Andy Hamilton, chief executive of business incubator The Icehouse, said Thiel's establishment of a New Zealand-based fund was a "significant milestone" for the local technology industry.
"Why this is so good, without the co-investment side, is because you have an incredibly high-profile international investor choosing to invest here," Hamilton said.
"In most places in America they say 'you've got to get here and we'll look at you'. Now what Thiel has said is that he's prepared to invest in companies in New Zealand to help them get up to America."
NZVIF chief executive Franceska Banga said Thiel would provide the fund with important links to the US market.

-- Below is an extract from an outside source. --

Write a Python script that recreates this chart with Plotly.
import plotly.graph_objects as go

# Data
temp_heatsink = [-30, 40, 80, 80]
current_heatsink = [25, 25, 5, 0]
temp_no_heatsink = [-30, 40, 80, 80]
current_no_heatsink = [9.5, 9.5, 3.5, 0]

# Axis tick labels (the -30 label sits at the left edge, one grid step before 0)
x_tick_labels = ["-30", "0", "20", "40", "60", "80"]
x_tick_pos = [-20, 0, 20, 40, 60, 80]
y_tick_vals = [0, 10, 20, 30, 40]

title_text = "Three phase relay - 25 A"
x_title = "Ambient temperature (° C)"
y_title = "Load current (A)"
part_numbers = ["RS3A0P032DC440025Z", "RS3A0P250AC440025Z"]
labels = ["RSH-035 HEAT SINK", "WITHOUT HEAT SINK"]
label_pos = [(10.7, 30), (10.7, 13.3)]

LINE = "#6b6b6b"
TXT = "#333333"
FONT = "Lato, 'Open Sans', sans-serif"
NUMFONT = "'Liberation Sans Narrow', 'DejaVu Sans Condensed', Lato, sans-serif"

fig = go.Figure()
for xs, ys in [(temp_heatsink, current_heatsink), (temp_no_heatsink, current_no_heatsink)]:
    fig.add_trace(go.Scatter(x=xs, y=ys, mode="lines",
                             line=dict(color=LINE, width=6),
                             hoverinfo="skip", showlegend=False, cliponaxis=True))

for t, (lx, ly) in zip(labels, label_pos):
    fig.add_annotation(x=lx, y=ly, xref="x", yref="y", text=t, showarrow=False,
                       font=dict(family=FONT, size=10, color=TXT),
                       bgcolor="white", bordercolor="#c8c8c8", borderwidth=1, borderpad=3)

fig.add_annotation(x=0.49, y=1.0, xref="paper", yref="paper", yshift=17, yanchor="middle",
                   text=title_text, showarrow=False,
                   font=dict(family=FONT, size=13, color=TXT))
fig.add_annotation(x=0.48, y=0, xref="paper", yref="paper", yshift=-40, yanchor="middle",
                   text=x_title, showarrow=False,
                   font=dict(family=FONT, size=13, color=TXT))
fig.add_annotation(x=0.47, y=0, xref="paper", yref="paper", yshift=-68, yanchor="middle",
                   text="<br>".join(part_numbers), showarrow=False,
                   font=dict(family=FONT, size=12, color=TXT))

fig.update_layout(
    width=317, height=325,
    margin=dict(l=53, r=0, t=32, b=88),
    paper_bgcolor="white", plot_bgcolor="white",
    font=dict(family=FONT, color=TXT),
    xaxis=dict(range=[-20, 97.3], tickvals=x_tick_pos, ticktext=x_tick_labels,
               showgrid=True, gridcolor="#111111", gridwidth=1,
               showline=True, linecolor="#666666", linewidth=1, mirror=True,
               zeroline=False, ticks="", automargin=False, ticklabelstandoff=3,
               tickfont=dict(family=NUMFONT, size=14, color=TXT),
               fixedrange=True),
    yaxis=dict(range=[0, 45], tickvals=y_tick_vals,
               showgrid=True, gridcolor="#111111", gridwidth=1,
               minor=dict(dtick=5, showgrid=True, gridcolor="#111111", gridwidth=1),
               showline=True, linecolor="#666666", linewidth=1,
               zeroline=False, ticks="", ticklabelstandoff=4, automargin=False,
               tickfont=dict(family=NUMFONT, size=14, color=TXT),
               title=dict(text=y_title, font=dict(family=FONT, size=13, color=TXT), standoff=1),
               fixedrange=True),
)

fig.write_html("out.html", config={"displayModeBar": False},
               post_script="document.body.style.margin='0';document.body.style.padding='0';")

"Peter Thiel is one of the world's most successful technology investors. He and his team bring a considerable track record of expertise and resources. For young New Zealand technology companies, Valar Ventures' presence in the New Zealand market is a significant opportunity," she said.
Economic Development Minister Steven Joyce said Thiel's backing was a "positive sign of confidence in [New Zealand's] innovation and entrepreneurship".
Thiel has a net worth of US$1.5 billion, according to Forbes.
Although the 44-year-old's love affair with New Zealand began with an adventure tourism trip to Queenstown 19 years ago, his first local investment, through Valar Ventures, was a $4 million injection into accounting software firm Xero in October 2010.
Valar also put an undisclosed amount last January into Pacific Fibre, the company planning to build a second submarine internet cable to Australia and the US.
Last August Thiel invested in Booktrack, the brainchild of New Zealand brothers Mark and Paul Cameron, which adds music and other ambient audio to novels or short stories being read on tablet devices like the iPad.
It is understood Valar's existing investments in New Zealand companies have been transferred into the new capital vehicle.
Xero chief executive Rod Drury said the new fund was a "huge endorsement" for New Zealand which showed American investors were broadening their horizons and looking for opportunities outside the US.
"I think the big thing that is happening is that traditionally US investors only invested in places they could drive to ... [now] hedge funds are looking more outside the US to find interesting companies and I think they've been pleasantly surprised."
* The Valar Ventures fund aims to help New Zealand tech companies expand into overseas markets.
* Peter Thiel has invested $15 million, NZVIF has put in $20 million and other local investors $5 million.
* Thiel's investment vehicle will manage the fund's investment decisions.